The following chart represents the party affiliations from the 2004 and 2008 general elections, the 2010 mid-term elections, at the end of 2011 and the most recent available percentages for 2012. See the author’s notes below for the source of the data.
Before we go on let’s address a few things that are important. First, you can forget the 2004 and 2008 numbers because the 2012 race has little correlation to either of those years, despite punditry that would say otherwise, and you can dismiss 2010 because it was not a general election year. Second, the motivation of the voters within each individual party is an important number since a more motivated group of voters are more likely to actually go vote on Election Day.
For our purposes, we do not have to factor in motivation since both parties have a level of voter support that is reasonably close. That leaves us looking at the party affiliations at the end of 2011 and the current 2012 numbers which average 32% for the Democrats, 30% for the Republicans and 38% for Independents and Others. In theory then these are the percentages that any fair-minded and unbiased poll would seek to use as a sampling by party affiliation.
Let’s start with a few recent national polls presented by some media outlets and look at their results, party affiliation percentages and deltas against the real averages:
FOX News on 9/26 had Obama +5 with 41% Democrats (+9) and 38% Republicans (+8)
NBC News on 9/16 had Obama +5 with 32% Democrats (+0) and 25% Republicans (-5)
CBS News on 9/12 had Obama +3 with 35% Democrats (+3) and 22% Republicans (-8)
ABC News on 9/09 had Obama +1 with 32% Democrats (+0) and 26% Republicans (-4)
Therefore the party bias in favor of Obama for these polls respectively is 1%, 5%, 11% and 4%.
However it’s the swing state polls that come to the forefront, given that national polls are of lesser value since we know the Electoral College will come down to a just a handful of states. Looking at some recent media polls at the state level we have:
OH: CBS News on 9/24 had Obama +10 with 35% Democrats (+3) and 26% Republicans (-4)
FL: CBS News on 9/24 had Obama +9 with 36% Democrats (+4) and 27% Republicans (-3)
CO: CBS News on 9/17 had Obama +1 with 30% Democrats (-2) and 31% Republicans (+1)
VA: CBS News on 9/17 had Obama +4 with 35% Democrats (+3) and 24% Republicans (-6)
WI: CBS News on 9/17 had Obama +6 with 35% Democrats (+3) and 27% Republicans (-3)
OH: FOX News on 9/18 had Obama +7 with 42% Democrats (+10) and 36% Republicans (+4)
VA: FOX News on 9/18 had Obama +7 with 38% Democrats (+6) and 33% Republicans (+1)
FL: FOX News on 9/18 had Obama +5 with 42% Democrats (+10) and 37% Republicans (+5)
IA: NBC News on 9/18 had Obama +8 with 36% Democrats (+4) and 31% Republicans (+1)
WI: NBC News on 9/18 had Obama +5 with 33% Democrats (+1) and 28% Republicans (-2)
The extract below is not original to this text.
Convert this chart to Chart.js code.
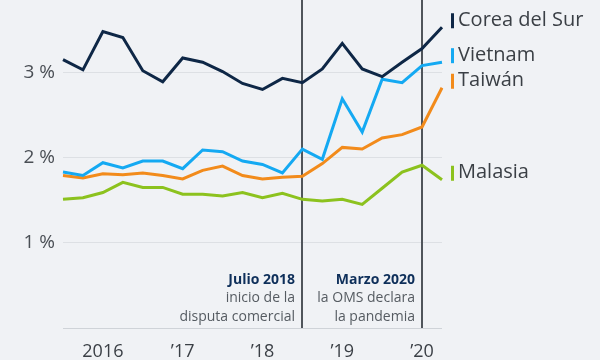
<!DOCTYPE html>
<html>
<head>
<meta charset="utf-8">
<script src="https://cdn.jsdelivr.net/npm/chart.js@4"></script>
<style>
  body { margin: 0; background: #f0f2f5; }
  #wrap { width: 600px; height: 360px; }
</style>
</head>
<body>
<div id="wrap"><canvas id="grafico"></canvas></div>
<script>
/* DATOS - trimestres del T3 2015 al T2 2020 */
const trimestres = ["T3 2015", "T4 2015", "T1 2016", "T2 2016", "T3 2016", "T4 2016",
    "T1 2017", "T2 2017", "T3 2017", "T4 2017", "T1 2018", "T2 2018", "T3 2018",
    "T4 2018", "T1 2019", "T2 2019", "T3 2019", "T4 2019", "T1 2020", "T2 2020"];
const etiquetasAnio = { "T1 2016": "2016", "T1 2017": "\u201917", "T1 2018": "\u201918", "T1 2019": "\u201919", "T1 2020": "\u201920" };

const corea   = [3.15, 3.03, 3.48, 3.41, 3.02, 2.89, 3.17, 3.12, 3.01, 2.87, 2.80, 2.93, 2.88, 3.04, 3.34, 3.04, 2.95, 3.12, 3.28, 3.53];
const vietnam = [1.83, 1.79, 1.94, 1.88, 1.96, 1.96, 1.87, 2.09, 2.07, 1.96, 1.92, 1.82, 2.10, 1.98, 2.69, 2.30, 2.92, 2.88, 3.08, 3.12];
const taiwan  = [1.79, 1.76, 1.81, 1.80, 1.82, 1.79, 1.75, 1.85, 1.90, 1.79, 1.75, 1.77, 1.78, 1.93, 2.12, 2.10, 2.23, 2.27, 2.36, 2.82];
const malasia = [1.51, 1.53, 1.59, 1.71, 1.65, 1.65, 1.57, 1.57, 1.55, 1.59, 1.53, 1.58, 1.51, 1.49, 1.51, 1.45, 1.64, 1.83, 1.91, 1.74];

const ticksY = [0, 1, 2, 3];

const eventos = [
    { trimestre: "T3 2018", titulo: "Julio 2018", texto: ["inicio de la", "disputa comercial"] },
    { trimestre: "T1 2020", titulo: "Marzo 2020", texto: ["la OMS declara", "la pandemia"] }
];

const series = [
    { nombre: "Corea del Sur", datos: corea, color: "#0e2746" },
    { nombre: "Vietnam", datos: vietnam, color: "#14a9f2" },
    { nombre: "Taiwán", datos: taiwan, color: "#f28b1b" },
    { nombre: "Malasia", datos: malasia, color: "#8cc21e" }
];

const fuente = "'Open Sans', 'DejaVu Sans', sans-serif";

/* PLUGIN - lineas de eventos y etiquetas al final */
const extras = {
    id: "extras",
    beforeDatasetsDraw(chart) {
        const ctx = chart.ctx;
        const x = chart.scales.x;
        const area = chart.chartArea;
        ctx.save();
        ctx.strokeStyle = "#50555b";
        ctx.lineWidth = 2;
        eventos.forEach(ev => {
            const px = Math.round(x.getPixelForValue(trimestres.indexOf(ev.trimestre)));
            ctx.beginPath();
            ctx.moveTo(px, area.top);
            ctx.lineTo(px, area.bottom);
            ctx.stroke();
            ctx.textAlign = "right";
            ctx.textBaseline = "middle";
            ctx.font = "bold 14px " + fuente;
            ctx.fillStyle = "#0e2f5a";
            ctx.fillText(ev.titulo, px - 7, 280);
            ctx.font = "14px " + fuente;
            ctx.fillStyle = "#555b61";
            ev.texto.forEach((t, i) => ctx.fillText(t, px - 7, 298 + i * 19));
        });
        ctx.restore();
    },
    afterDatasetsDraw(chart) {
        const ctx = chart.ctx;
        const y = chart.scales.y;
        const derecha = chart.chartArea.right;
        ctx.save();
        ctx.textAlign = "left";
        ctx.textBaseline = "middle";
        ctx.font = "20px " + fuente;
        series.forEach(s => {
            const py = y.getPixelForValue(s.datos[s.datos.length - 1]) - 7;
            ctx.fillStyle = s.color;
            ctx.fillRect(derecha + 9, py - 7, 3, 15);
            ctx.fillStyle = "#3a3f45";
            ctx.fillText(s.nombre, derecha + 16, py);
        });
        ctx.restore();
    }
};

new Chart(document.getElementById("grafico"), {
    type: "line",
    data: {
        labels: trimestres,
        datasets: series.map(s => ({
            label: s.nombre,
            data: s.datos,
            borderColor: s.color,
            borderWidth: 3,
            pointRadius: 0,
            tension: 0,
            fill: false
        }))
    },
    options: {
        responsive: true,
        maintainAspectRatio: false,
        animation: false,
        layout: { padding: { top: 0, right: 158, bottom: 0, left: 0 } },
        plugins: { legend: { display: false }, tooltip: { enabled: false } },
        scales: {
            x: {
                offset: false,
                grid: { display: false },
                border: { display: false },
                afterFit(scale) {
                    scale.height = 32;
                    scale.paddingLeft = 0;
                    scale.paddingRight = 0;
                },
                ticks: {
                    autoSkip: false,
                    maxRotation: 0,
                    padding: 5,
                    color: "#3a3f45",
                    font: { family: fuente, size: 18 },
                    callback(v) { return etiquetasAnio[trimestres[v]] || ""; }
                }
            },
            y: {
                min: 0,
                max: 3.85,
                border: { display: false },
                afterFit(scale) {
                    scale.width = 63;
                    scale.paddingTop = 0;
                    scale.paddingBottom = 0;
                },
                afterBuildTicks(scale) { scale.ticks = ticksY.map(v => ({ value: v })); },
                grid: {
                    drawTicks: false,
                    color: ctx => ctx.tick && ctx.tick.value === 0 ? "#cfd3d8" : "#dde0e4",
                    lineWidth: 1
                },
                ticks: {
                    padding: 8,
                    color: "#4a4f55",
                    font: { family: fuente, size: 19 },
                    callback(v) { return v === 0 ? "" : v + " %"; }
                }
            }
        }
    },
    plugins: [extras]
});
</script>
</body>
</html>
You can do the individual poll math but the average Democratic bias in these ten polls is 5% including one where there is actually a 1% Republican bias. Also these are only polls taken on behalf of media outlets and do not include some of the most abusive polls where there are biases in favor of the President by more than 10%. Truly a case of lap dog pollsters providing additional cover for the lap dog media and it’s no wonder, given such one-sided sampling, that the recent poll results favor Obama.
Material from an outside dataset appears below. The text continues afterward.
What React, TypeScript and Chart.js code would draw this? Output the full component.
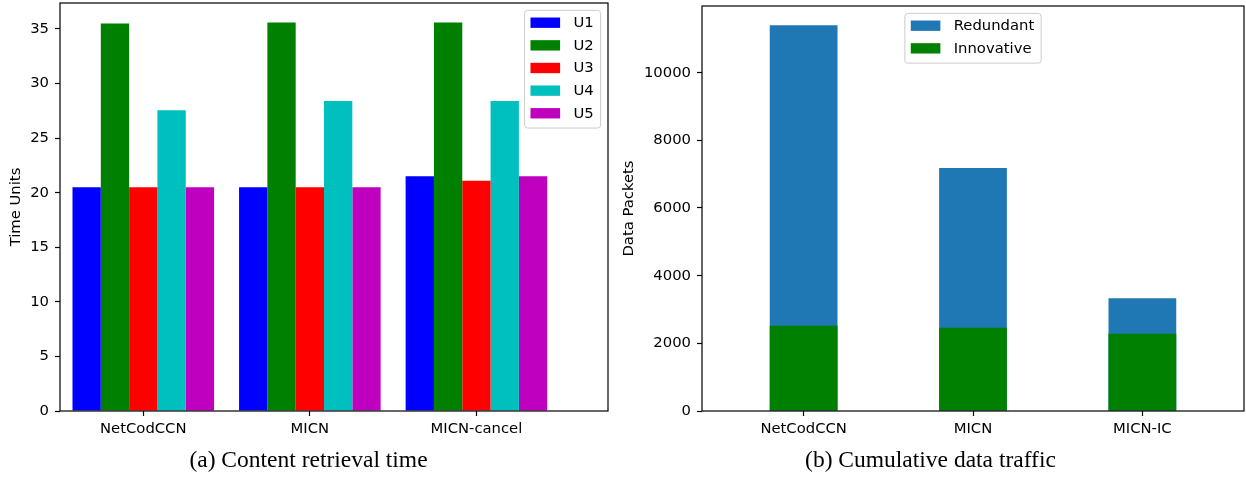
import React, { useEffect, useRef } from 'react';
import { Chart, registerables } from 'chart.js';

Chart.register(...registerables);
Chart.defaults.font.family = '"DejaVu Sans", sans-serif';
Chart.defaults.color = '#000';

// ---------- Data: (a) Content retrieval time ----------
const categoriesA = ['NetCodCCN', 'MICN', 'MICN-cancel'];
const seriesNamesA = ['U1', 'U2', 'U3', 'U4', 'U5'];
const u1 = [20.5, 20.5, 21.5];
const u2 = [35.5, 35.6, 35.6];
const u3 = [20.5, 20.5, 21.1];
const u4 = [27.55, 28.4, 28.4];
const u5 = [20.5, 20.5, 21.5];
const seriesValuesA = [u1, u2, u3, u4, u5];
const seriesColorsA = ['#0000ff', '#008000', '#ff0000', '#00bfbf', '#bf00bf'];
const yTicksA = [0, 5, 10, 15, 20, 25, 30, 35];

// ---------- Data: (b) Cumulative data traffic ----------
const categoriesB = ['NetCodCCN', 'MICN', 'MICN-IC'];
const redundantTotal = [11400, 7180, 3335];
const innovative = [2520, 2460, 2285];
const seriesColorsB = ['#1f77b4', '#008000'];
const yTicksB = [0, 2000, 4000, 6000, 8000, 10000];

const FS = 14.8;

const framePlugin = {
  id: 'frame',
  afterDatasetsDraw(chart: any) {
    const { ctx, chartArea: a } = chart;
    ctx.save();
    ctx.strokeStyle = '#000';
    ctx.lineWidth = 1.2;
    ctx.strokeRect(a.left, a.top, a.right - a.left, a.bottom - a.top);
    ctx.restore();
  },
};

const boxLegendPlugin = {
  id: 'boxLegend',
  afterDraw(chart: any, _args: any, opts: any) {
    if (!opts || !opts.display) return;
    const { ctx, chartArea: a } = chart;
    const fs = opts.fontSize;
    ctx.save();
    ctx.font = `${fs}px "DejaVu Sans"`;
    const items = chart.data.datasets.map((d: any) => ({ label: d.label, color: d.backgroundColor }));
    const textW = Math.max(...items.map((i: any) => ctx.measureText(i.label).width));
    const pad = 0.4 * fs;
    const handleW = 2 * fs;
    const handleH = 0.7 * fs;
    const gap = 0.8 * fs + 1.5;
    const step = 1.53 * fs;
    const axPad = 0.5 * fs;
    const w = pad * 2 + handleW + gap + textW + 1;
    const h = pad * 2 + items.length * 1.03 * fs + (items.length - 1) * 0.5 * fs;
    const x = opts.loc === 'upper right' ? a.right - axPad - w : (a.left + a.right) / 2 - w / 2;
    const y = a.top + axPad;
    ctx.beginPath();
    (ctx as any).roundRect(x, y, w, h, 3);
    ctx.fillStyle = 'rgba(255,255,255,0.8)';
    ctx.fill();
    ctx.strokeStyle = '#cccccc';
    ctx.lineWidth = 1;
    ctx.stroke();
    ctx.textBaseline = 'middle';
    ctx.textAlign = 'left';
    items.forEach((it: any, i: number) => {
      const cy = y + 12.3 + i * step;
      ctx.fillStyle = it.color;
      ctx.fillRect(x + pad, cy - handleH / 2, handleW, handleH);
      ctx.fillStyle = '#000';
      ctx.fillText(it.label, x + pad + handleW + gap, cy + 0.5);
    });
    ctx.restore();
  },
};

function tickGrid() {
  return {
    display: true,
    drawOnChartArea: false,
    drawTicks: true,
    tickLength: 5,
    tickWidth: 1.2,
    tickColor: '#000',
    offset: false,
  };
}

function fixX(h: number) {
  return (s: any) => {
    s.height = h;
    s.paddingLeft = 0;
    s.paddingRight = 0;
    s.paddingTop = 0;
    s.paddingBottom = 0;
  };
}

function fixY(w: number) {
  return (s: any) => {
    s.width = w;
    s.paddingLeft = 0;
    s.paddingRight = 0;
    s.paddingTop = 0;
    s.paddingBottom = 0;
  };
}

function ChartA() {
  const ref = useRef<HTMLCanvasElement>(null);
  useEffect(() => {
    const chart = new Chart(ref.current as HTMLCanvasElement, {
      type: 'bar',
      data: {
        datasets: seriesValuesA.map((vals, k) => ({
          label: seriesNamesA[k],
          data: vals.map((v, i) => ({ x: i, y: v })),
          backgroundColor: seriesColorsA[k],
          borderWidth: 0,
          categoryPercentage: 0.85,
          barPercentage: 1,
        })),
      } as any,
      options: {
        responsive: false,
        animation: false,
        events: [],
        layout: { padding: { left: 0, top: 3, right: 12, bottom: 0 } },
        plugins: {
          legend: { display: false },
          tooltip: { enabled: false },
          boxLegend: { display: true, loc: 'upper right', fontSize: FS },
        } as any,
        scales: {
          x: {
            type: 'linear',
            min: -0.5,
            max: 2.79,
            offset: false,
            grid: tickGrid(),
            border: { display: false },
            afterBuildTicks: (s: any) => {
              s.ticks = categoriesA.map((_, i) => ({ value: i }));
            },
            ticks: {
              callback: (v: any) => categoriesA[v as number] ?? '',
              padding: 4,
              maxRotation: 0,
              autoSkip: false,
              font: { size: FS },
            },
            afterFit: fixX(66),
          },
          y: {
            type: 'linear',
            min: 0,
            max: 37.38,
            grid: tickGrid(),
            border: { display: false },
            afterBuildTicks: (s: any) => {
              s.ticks = yTicksA.map((v) => ({ value: v }));
            },
            ticks: { padding: 6, font: { size: FS }, callback: (v: any) => String(v) },
            title: { display: true, text: 'Time Units', font: { size: FS }, padding: { top: 7, bottom: 0 } },
            afterFit: fixY(60),
          },
        } as any,
      },
      plugins: [framePlugin, boxLegendPlugin],
    });
    return () => chart.destroy();
  }, []);
  return (
    <canvas
      ref={ref}
      width={620}
      height={477}
      style={{ position: 'absolute', left: 0, top: 0, width: 620, height: 477 }}
    />
  );
}

function ChartB() {
  const ref = useRef<HTMLCanvasElement>(null);
  useEffect(() => {
    const chart = new Chart(ref.current as HTMLCanvasElement, {
      type: 'bar',
      data: {
        datasets: [
          {
            label: 'Redundant',
            data: redundantTotal.map((v, i) => ({ x: i, y: v })),
            backgroundColor: seriesColorsB[0],
            borderWidth: 0,
            categoryPercentage: 0.4,
            barPercentage: 1,
            grouped: false,
            order: 2,
          },
          {
            label: 'Innovative',
            data: innovative.map((v, i) => ({ x: i, y: v })),
            backgroundColor: seriesColorsB[1],
            borderWidth: 0,
            categoryPercentage: 0.4,
            barPercentage: 1,
            grouped: false,
            order: 1,
          },
        ],
      } as any,
      options: {
        responsive: false,
        animation: false,
        events: [],
        layout: { padding: { left: 0, top: 6, right: 2, bottom: 0 } },
        plugins: {
          legend: { display: false },
          tooltip: { enabled: false },
          boxLegend: { display: true, loc: 'upper center', fontSize: FS },
        } as any,
        scales: {
          x: {
            type: 'linear',
            min: -0.6,
            max: 2.6,
            offset: false,
            grid: tickGrid(),
            border: { display: false },
            afterBuildTicks: (s: any) => {
              s.ticks = categoriesB.map((_, i) => ({ value: i }));
            },
            ticks: {
              callback: (v: any) => categoriesB[v as number] ?? '',
              padding: 4,
              maxRotation: 0,
              autoSkip: false,
              font: { size: FS },
            },
            afterFit: fixX(66),
          },
          y: {
            type: 'linear',
            min: 0,
            max: 11970,
            grid: tickGrid(),
            border: { display: false },
            afterBuildTicks: (s: any) => {
              s.ticks = yTicksB.map((v) => ({ value: v }));
            },
            ticks: { padding: 6, font: { size: FS }, callback: (v: any) => String(v) },
            title: { display: true, text: 'Data Packets', font: { size: FS }, padding: { top: 0, bottom: 0 } },
            afterFit: fixY(82),
          },
        } as any,
      },
      plugins: [framePlugin, boxLegendPlugin],
    });
    return () => chart.destroy();
  }, []);
  return (
    <canvas
      ref={ref}
      width={626}
      height={477}
      style={{ position: 'absolute', left: 620, top: 0, width: 626, height: 477 }}
    />
  );
}

const captionStyle: React.CSSProperties = {
  position: 'absolute',
  top: 446,
  textAlign: 'center',
  fontFamily: '"Liberation Serif", "Times New Roman", serif',
  fontSize: 23.5,
  lineHeight: '26px',
  color: '#000',
  whiteSpace: 'nowrap',
};

export default function App() {
  return (
    <div
      style={{
        position: 'absolute',
        left: 0,
        top: 0,
        width: 1246,
        height: 477,
        background: '#fff',
        overflow: 'hidden',
      }}
    >
      <ChartA />
      <ChartB />
      <div style={{ ...captionStyle, left: 0, width: 617 }}>(a) Content retrieval time</div>
      <div style={{ ...captionStyle, left: 620, width: 621 }}>(b) Cumulative data traffic</div>
    </div>
  );
}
It’s no secret that most polling firms have had, and will continue to have, a political bent and tend to favor one party or the other. However, 2012 has seen an increase in the blatancy of such bias and a recent press release that accompanied a poll conducted by Public Policy Polling, a known Democratic leaning firm, may be all that is necessary to see just how blatant. Consider the following quote and you be the judge if any faith can be placed in any organizations who would espouse such a statement.
“Barack Obama is starting to pull away in Iowa,” said Dean Debnam, President of Public Policy Polling. “Voters there just really don’t like Mitt Romney. It would be more competitive if the Republicans had a half decent candidate.”
So what’s it all mean?
First there are few polls that can be taken at face value and Barack Obama is not leading by anywhere near the numbers, nationally or in the swing states, the media is citing.
Taking the last dozen published national polls (not including Gallup or Rasmussen’s Daily Tracking) and adjusting them for party bias, the popular vote stands at Obama with 47.2% and Romney with 46.4%. That’s less than 1% in a group of polls with a margin of error over 3%, while the RCP Average that uses polls at face value says Obama has a 4.1% advantage.
Looking at the swing states the RCP Average for those states that, in my opinion, are the true battlegrounds is up by 4.2%, but again adjusting for party bias the real number is 1.5% in the President’s favor. That’s less than half the margin of error and, to use an abused phrase, a statistical tie.
Despite the lap dog media narrative and their lap dog pollster numbers the reality is not at all what we’re hearing and seeing on a daily basis. In fact, if Obama loses in November, that phone just might ring again with a conversation that includes “Well sir, you should know better than most people using bogus numbers will yield poor results. Please enjoy your retirement.”
AUTHOR’S NOTE: The 2004, 2008 and 2010 party affiliations were obtained from exit polling conducted by Edison Research for the major media outlets and independent polling conducted by Pew Research. The 2011 and 2012 affiliations are the average of numbers published by Gallup, Pew and Rasmussen Reports.